Menescal conta que apoiou a iniciativa desde que a ideia lhe foi apresentada, mas assegura que só vai ler o livro depois que ele for lançado. Democrático e generoso, provavelmente vai se emocionar com os depoimentos que a prima reuniu de artistas, alguns deles apadrinhados por ele como Nelson Mota, Antonio Adolfo, Leila Pinheiro, Cris Delanno, Wanda Sá e Ruy Castro, entre tantos outros, que falam sobre amizade, generosidade, carreira, encontros e relação profissional.

Sua trajetória profissional é dividida em duas fases bem distintas. A do jovem instrumentista que participou de um movimento revolucionário da música brasileira, que só foi reconhecido pra valer no Brasil após a épica apresentação do Carneggie Hall, em 1962, da qual Menescal quase não participou para ir praticar pesca submarina em Cabo Frio (foi convencido a ir por Tom Jobim). A outra foi o início de sua carreira como produtor musical na extinta gravadora.

Elenco, assumir a direção musical de Elis Regina e depois assumir a direção artística da Polygram no Brasil.

Conhecer e lidar com um cast de tantos artistas das mais variadas origens e formações abriu um horizonte de possibilidades, forjando uma das características destacadas por quem convive com ele.

- Eu aprendi a escutar, ver o valor das coisas. No tempo da Polygram muitas vezes eu chegava com um disco em casa e a Yara (sua mulher) perguntar “Desde quando você ouve isso?”. Pois eu ouço de tudo - conta Menescal, que aproveita para elogiar uma estrela da novíssima geração, Anitta.

Foi sob a gestão de Menescal que Chico Buarque de Holanda saltou de uma média de 15 mil ábuns vendidos para 350 mil (“Construção”, de 1971) - o produtor aceitou gravar a faixa-título de quase sete minutos (impensáveis para a época) e ainda incluir uma orquestra regida por Rogério Duprat. Ou quando fez com que Emílio Santiago saltasse de patamar semelhante para 850 mil cópias vendidas no primeiro álbum da série “Aquarela brasileira”.

- O Emílio não queria gravar aquele repertório. Dizia que não para o público dele. Saímos da Polygram na mesma época e ele, finalmente, aceitou a sugestão. A carreira dele explodiu ali - lembra Menescal, acrescentando que 90% dos artistas não costumam aceitar as sugestões de produtores.

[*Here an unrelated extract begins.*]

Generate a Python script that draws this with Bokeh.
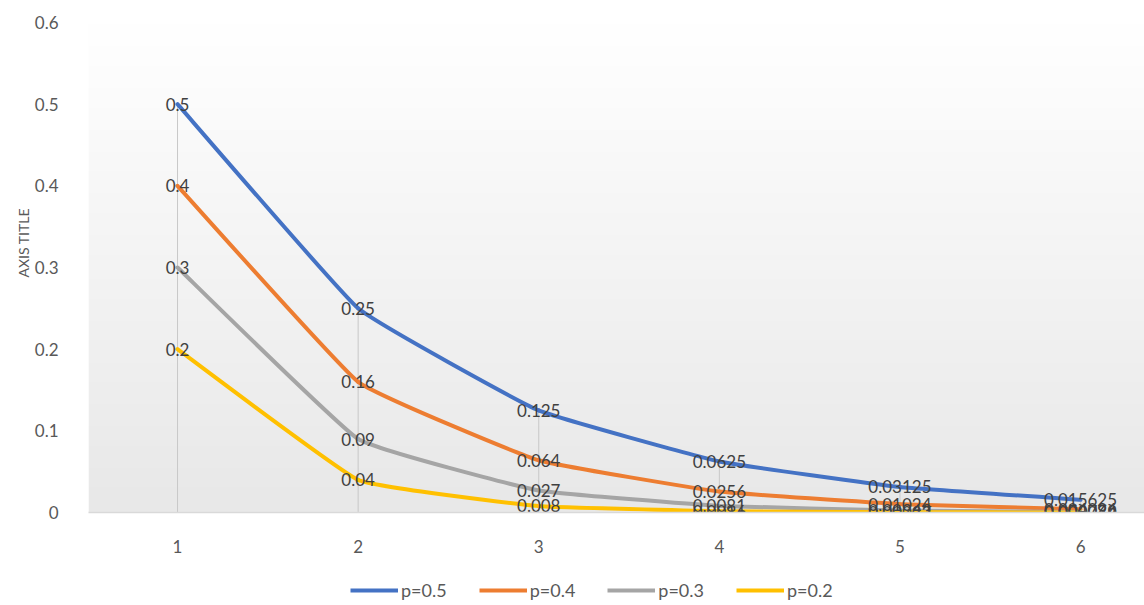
import numpy as np
from bokeh.plotting import figure
from bokeh.layouts import column
from bokeh.models import (ColumnDataSource, FixedTicker, Legend, LegendItem, Range1d, Title)
from bokeh.core.properties import value
from bokeh.embed import file_html
from bokeh.resources import INLINE

# ---- data ----
categories = [1, 2, 3, 4, 5, 6]
series_names = ["p=0.5", "p=0.4", "p=0.3", "p=0.2"]
p05 = [0.5, 0.25, 0.125, 0.0625, 0.03125, 0.015625]
p04 = [0.4, 0.16, 0.064, 0.0256, 0.01024, 0.004096]
p03 = [0.3, 0.09, 0.027, 0.0081, 0.00243, 0.000729]
p02 = [0.2, 0.04, 0.008, 0.0016, 0.00032, 0.000064]
y_ticks = [0, 0.1, 0.2, 0.3, 0.4, 0.5, 0.6]
y_tick_labels = ["0", "0.1", "0.2", "0.3", "0.4", "0.5", "0.6"]
y_title = "AXIS TITLE"
series = [p05, p04, p03, p02]
colors = ["#4472C4", "#ED7D31", "#A5A5A5", "#FFC000"]

FONT = "Lato"
W, H = 1144, 605
H_MAIN = 575
X0, X1 = 0.507, 6.354
SMOOTH = 0.05

p = figure(width=W, height=H_MAIN, output_backend="svg", toolbar_location=None,
           x_range=Range1d(X0, X1), y_range=Range1d(0, 0.6),
           min_border_left=88, min_border_right=0, min_border_top=22,
           min_border_bottom=H_MAIN - 512)
p.background_fill_color = None
p.border_fill_color = "white"
p.outline_line_color = None
p.grid.visible = False

# gradient background in plot area
grad = np.linspace(0.0, 1.0, 200).reshape(200, 1)
grad = np.repeat(grad, 2, axis=1)
palette = ["#%02x%02x%02x" % (v, v, v) for v in np.linspace(232, 255, 256).astype(int)]
p.image(image=[grad], x=X0, y=0, dw=X1 - X0, dh=0.6, palette=palette)

# axes
xa = p.xaxis[0]
xa.ticker = FixedTicker(ticks=categories)
xa.axis_line_color = "#D9D9D9"
xa.axis_line_width = 1.5
xa.major_tick_line_color = None
xa.minor_tick_line_color = None
xa.major_label_text_font = FONT
xa.major_label_text_font_size = "17px"
xa.major_label_text_color = "#595959"
xa.major_label_standoff = 21

ya = p.yaxis[0]
ya.ticker = FixedTicker(ticks=y_ticks)
ya.major_label_overrides = {t: l for t, l in zip(y_ticks, y_tick_labels)}
ya.axis_line_color = None
ya.major_tick_line_color = None
ya.minor_tick_line_color = None
ya.major_label_text_font = FONT
ya.major_label_text_font_size = "17px"
ya.major_label_text_color = "#595959"
ya.major_label_standoff = 24

# y axis title as a side title
p.add_layout(Title(text=y_title, align="left", offset=235, standoff=0,
                   text_font=FONT, text_font_size="14px", text_color="#595959",
                   text_font_style="normal"), "left")

# drop lines
drop_top = [max(vals) for vals in zip(*series)]
p.segment(x0=categories, y0=[0] * len(categories), x1=categories, y1=drop_top,
          line_color="#C8C8C8", line_width=1)

# lightly smoothed lines (bezier through data points)
for name, vals, col in zip(series_names, series, colors):
    x = np.array(categories, dtype=float)
    y = np.array(vals, dtype=float)
    n = len(x)
    xp = np.concatenate([[x[0]], x, [x[-1]]])
    yp = np.concatenate([[y[0]], y, [y[-1]]])
    src = dict(x0=[], y0=[], x1=[], y1=[], cx0=[], cy0=[], cx1=[], cy1=[])
    for i in range(n - 1):
        j = i + 1
        src["x0"].append(x[i]); src["y0"].append(y[i])
        src["x1"].append(x[i + 1]); src["y1"].append(y[i + 1])
        src["cx0"].append(x[i] + (xp[j + 1] - xp[j - 1]) * SMOOTH)
        src["cy0"].append(y[i] + (yp[j + 1] - yp[j - 1]) * SMOOTH)
        src["cx1"].append(x[i + 1] - (xp[j + 2] - xp[j]) * SMOOTH)
        src["cy1"].append(y[i + 1] - (yp[j + 2] - yp[j]) * SMOOTH)
    p.bezier(source=ColumnDataSource(src), x0="x0", y0="y0", x1="x1", y1="y1",
             cx0="cx0", cy0="cy0", cx1="cx1", cy1="cy1",
             line_color=col, line_width=4, line_cap="round")


def fmt(v):
    return ("%.6f" % v).rstrip("0").rstrip(".")


for vals in series:
    p.text(x=categories, y=vals, text=[fmt(v) for v in vals],
           text_font=value(FONT), text_font_size="17px", text_color="#404040",
           text_align="center", text_baseline="middle")

# ---- legend strip ----
pl = figure(width=W, height=H - H_MAIN, output_backend="svg", toolbar_location=None,
            x_range=Range1d(0, 1), y_range=Range1d(0, 1),
            min_border=0, min_border_left=0, min_border_right=0,
            min_border_top=0, min_border_bottom=0)
pl.axis.visible = False
pl.grid.visible = False
pl.outline_line_color = None
pl.background_fill_color = "white"
pl.border_fill_color = "white"
items = []
for name, col in zip(series_names, colors):
    r = pl.line(x=[-5, -4], y=[-5, -4], line_color=col, line_width=4)
    items.append(LegendItem(label=name, renderers=[r]))
legend = Legend(items=items, orientation="horizontal",
                location=(262, 4), glyph_width=48, glyph_height=18,
                label_standoff=3, spacing=32, padding=0, margin=0,
                label_text_font=FONT, label_text_font_size="18px",
                label_text_color="#595959", border_line_color=None,
                background_fill_alpha=0)
pl.add_layout(legend, "center")

layout = column(p, pl, spacing=0)
open("out.html", "w").write(file_html(layout, INLINE))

A saída da Polygram se deu no início da década de 1980.

- Aquela geração de presidentes de gravadoras que foram músicos ou produtores foi dando lugar a executivos, gente do administrativo. Trocaram a clave de sol pelo cifrão. Já não era mais para mim – explica. Menescal sustenta que seu início como produtor se deu num momento pós-Bossa Nova que eclodiu na redescoberta do samba, na chegada da geração tropicalista, no Clube da Esquina, na Jovem Guarda, ou seja, a ramificação da música brasileira.

- Era tudo experimental. Não havia restrição para por dezenas de músicos no estúdio para produzir uma canção - compara.

Hoje, do alto de sua experiência e à frente da Albatroz Music, selo que criou em 1992, continua mais ativo do que nunca. Tocando, compondo, fazendo shows, produzindo discos extremamente bem cuidados, lançando novos nomes da MPB e atento às novidades, disseminando o gosto pela boa música nas novas gerações.